Real (inflation-adjusted) mortgage cost
Inflation erodes the real cost of a fixed mortgage payment. Year 25's $3,500 payment is worth far less in today's dollars than year 1's.
Your scenario
Result
Real cost assumes inflation runs steady. Spikes (like 2022-2023) and dips (post-2008) move the answer.
Why a fixed mortgage payment shrinks in real terms
When you sign a Canadian mortgage, your nominal monthly payment is fixed for the term (typically 5 years). But every year, inflation erodes the purchasing power of that dollar. By year 25, a $3,500 payment is worth far less in today's purchasing power than year 1's — even though the nominal dollars haven't changed.
This is one of the quiet benefits of a long-amortization fixed-rate mortgage: future you pays back the loan with cheaper future dollars, while present you locks in today's home price.
The math in plain words
At 2.5% inflation, $1 today is worth roughly $0.54 in 25 years. So your year-25 payment of $3,500 is equivalent to about $1,889 in today's dollars. Sum the entire stream and the real total cost is meaningfully less than the nominal total.
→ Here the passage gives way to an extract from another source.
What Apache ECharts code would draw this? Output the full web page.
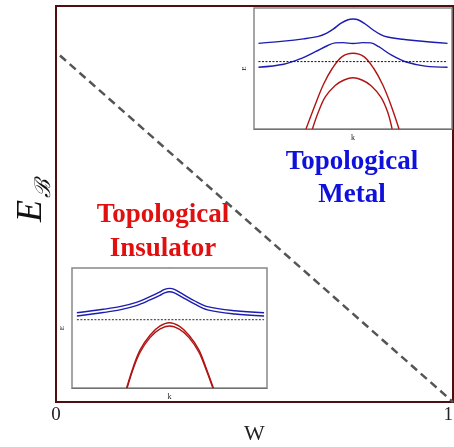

Worked example — $3,500/mo over 25 years
- Nominal total payments: $3,500 × 12 × 25 = $1,050,000
- At 2.5% inflation, real total cost: ~$782,000
- Inflation erosion: ~$268,000 you don't really pay
- Year-25 payment in today's dollars: $1,889
This is why mortgages are powerful wealth-building tools even when the rate looks high in nominal terms.
Canadian inflation context
- Bank of Canada target: 2% (with 1-3% control range)
- 50-year average: ~3.5% (boosted by 1970s-1980s spike)
- 2000–2020 average: ~1.8%
- 2021–2023 spike: peaked above 8% in mid-2022
- 2024–2026 trend: back toward 2% target as policy tightened
The math here assumes steady inflation. Real outcomes vary — high-inflation periods erode the loan faster (good for borrowers, bad for savers).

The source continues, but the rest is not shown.